Our Final Mondate

I should have known it would come to this as nothing lasts forever. My guy and I had driven to Lake Environmental Association’s Highland Research Forest and the sight at our feet when we stepped out of the truck might have been the first clue.

It was a vole tunnel–covered only by a thin layer of snow and it showed the different directions the little rodent had taken as it searched for food in the subnivean zone, that rather warm (think 32˚) space between the ground and snow where one might be protected from the harsh realities of winter. It looked like first the vole wanted to go this way and then that and there were even holes where he’d come to the surface. But what about her? Had she followed him? Or taken her own route?

Maybe it was because I’d said before we’d started that we’d check out the trails LEA had designed, but within minutes I thought it was better that we bushwhack instead for I’m forever curious about wetlands.

Or was it the fact that I said, let’s go out on the ice just after I said we need to be careful? But if we hadn’t done so, we might not have seen the small beaver lodge that we spied through the tree carcass.

Could it have been that he really wanted to get back on the trail while I wanted to look for the heron nest?

I will say he didn’t seem to mind that we saw the larger beaver lodge, though we didn’t cross too close to it.

He did seem excited about the rather fresh beaver works we discovered when I finally did what he wanted and climbed up the hill away from the ice.

But he certainly wasn’t as excited as I was about the lungwort that grew all the way up the trunk of the old sugar maple the beaver was in the process of chopping down and made me realize that the tree had survived the past history of this land . . . until now.

Below the tree was the beaver dam and I thought for sure he’d want to go down and take a look, but he didn’t have that desire.

Instead, he wanted to try to relocate the blue-flagged trail and so he followed deer tracks and headed inland.

But, my heart was drawn to the water and I really wanted to follow the brook.

For I had a feeling it would feature some cool finds. And it did.

His heart wasnt filled with joy at the sight of those five tear-drop shaped toes or the diagonal orientation of the fisher prints.

What did excite him? The discovery of blue flagging.

He did seem a wee bit enthused by another set of prints–that of a bobcat.
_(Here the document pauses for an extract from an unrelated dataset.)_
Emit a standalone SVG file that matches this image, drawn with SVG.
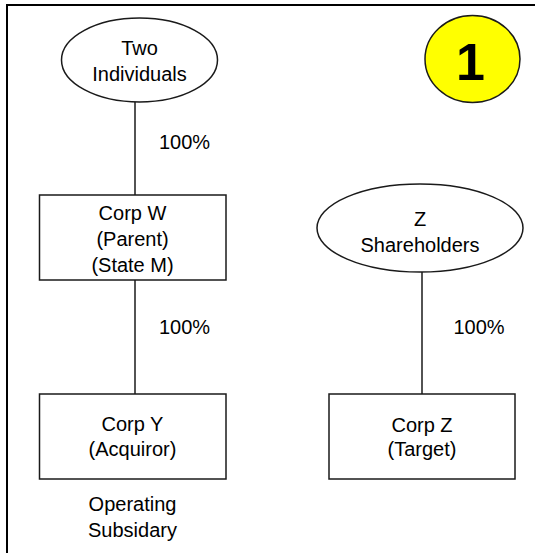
<svg xmlns="http://www.w3.org/2000/svg" width="535" height="553" viewBox="0 0 535 553">
<style>
.shape{fill:#fff;stroke:#1a1a1a;stroke-width:1.5}
.conn{stroke:#1a1a1a;stroke-width:1.5;fill:none}
text{font-family:"Liberation Sans",Arial,sans-serif;font-size:20px;fill:#000;text-anchor:middle}
</style>
<rect x="0" y="0" width="535" height="553" fill="#fff"/>
<rect x="7" y="5" width="545" height="565" fill="none" stroke="#000" stroke-width="2"/>
<g id="connectors">
<line class="conn" x1="135" y1="102" x2="135" y2="195"/>
<line class="conn" x1="135" y1="280" x2="135" y2="394"/>
<line class="conn" x1="422" y1="272" x2="422" y2="394"/>
<text x="184.5" y="149">100%</text>
<text x="184.5" y="334">100%</text>
<text x="479" y="334">100%</text>
</g>
<g id="two-individuals">
<ellipse class="shape" cx="139.5" cy="60" rx="78" ry="42"/>
<text x="139.5" y="54.5">Two</text>
<text x="139.5" y="80.5">Individuals</text>
</g>
<g id="badge">
<ellipse cx="472.5" cy="59" rx="47.5" ry="43.5" fill="#ffff00" stroke="#1a1a1a" stroke-width="1.5"/>
<text x="470.5" y="80" style="font-size:52px;font-weight:bold">1</text>
</g>
<g id="corp-w">
<rect class="shape" x="39.5" y="195" width="186.5" height="85"/>
<text x="132.5" y="219.5">Corp W</text>
<text x="132.5" y="246">(Parent)</text>
<text x="132.5" y="272">(State M)</text>
</g>
<g id="z-shareholders">
<ellipse class="shape" cx="420" cy="228" rx="103" ry="44"/>
<text x="420" y="225.5">Z</text>
<text x="420" y="251.5">Shareholders</text>
</g>
<g id="corp-y">
<rect class="shape" x="39.5" y="394" width="186.5" height="85"/>
<text x="132.5" y="430.5">Corp Y</text>
<text x="132.5" y="456">(Acquiror)</text>
</g>
<g id="corp-z">
<rect class="shape" x="329" y="394" width="186" height="85"/>
<text x="422" y="431.5">Corp Z</text>
<text x="422" y="456">(Target)</text>
</g>
<g id="operating-subsidary">
<text x="132.5" y="510.5">Operating</text>
<text x="132.5" y="536.5">Subsidary</text>
</g>
</svg>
A burl covered in violet-toothed fungi, however, was not a view he needed to pause under.

Instead, he moved on quickly and discovered water we might need to ford.

I, on the other hand, took a few moments to get my fill of ice sculptures dangling over the rushing water.

Ice. It’s so fleeting, like a summer flower. And like a flower, every day it opens up a little more and changes and then . . . whoosh. A day too warm and it dries up.

As he looked for a place to cross the brook and then realized we should just follow it, barbed wire growing through a tree drew his attention for he’d been wondering if anyone had wandered this way a hundred years ago.

As it went today, we followed the trail and one another sometimes and bushwhacked across the landscape in other moments.

We didn’t exactly stay within the forest, for eventually we found ourselves sitting on a privately owned association beach overlooking Highland Lake.

We actually sat on lunch rock together as we topped off our PB&J sandwiches with a shared Guinness in honor of this being the birthday of Arthur Guinness’ St. James Gate Brewery in Dublin. Oh, and piece of shortbread from the Shortbread House in Scotland added a sweet touch to this: Our Final Mondate . . .

of 2018. And then I followed my guy back into the forest.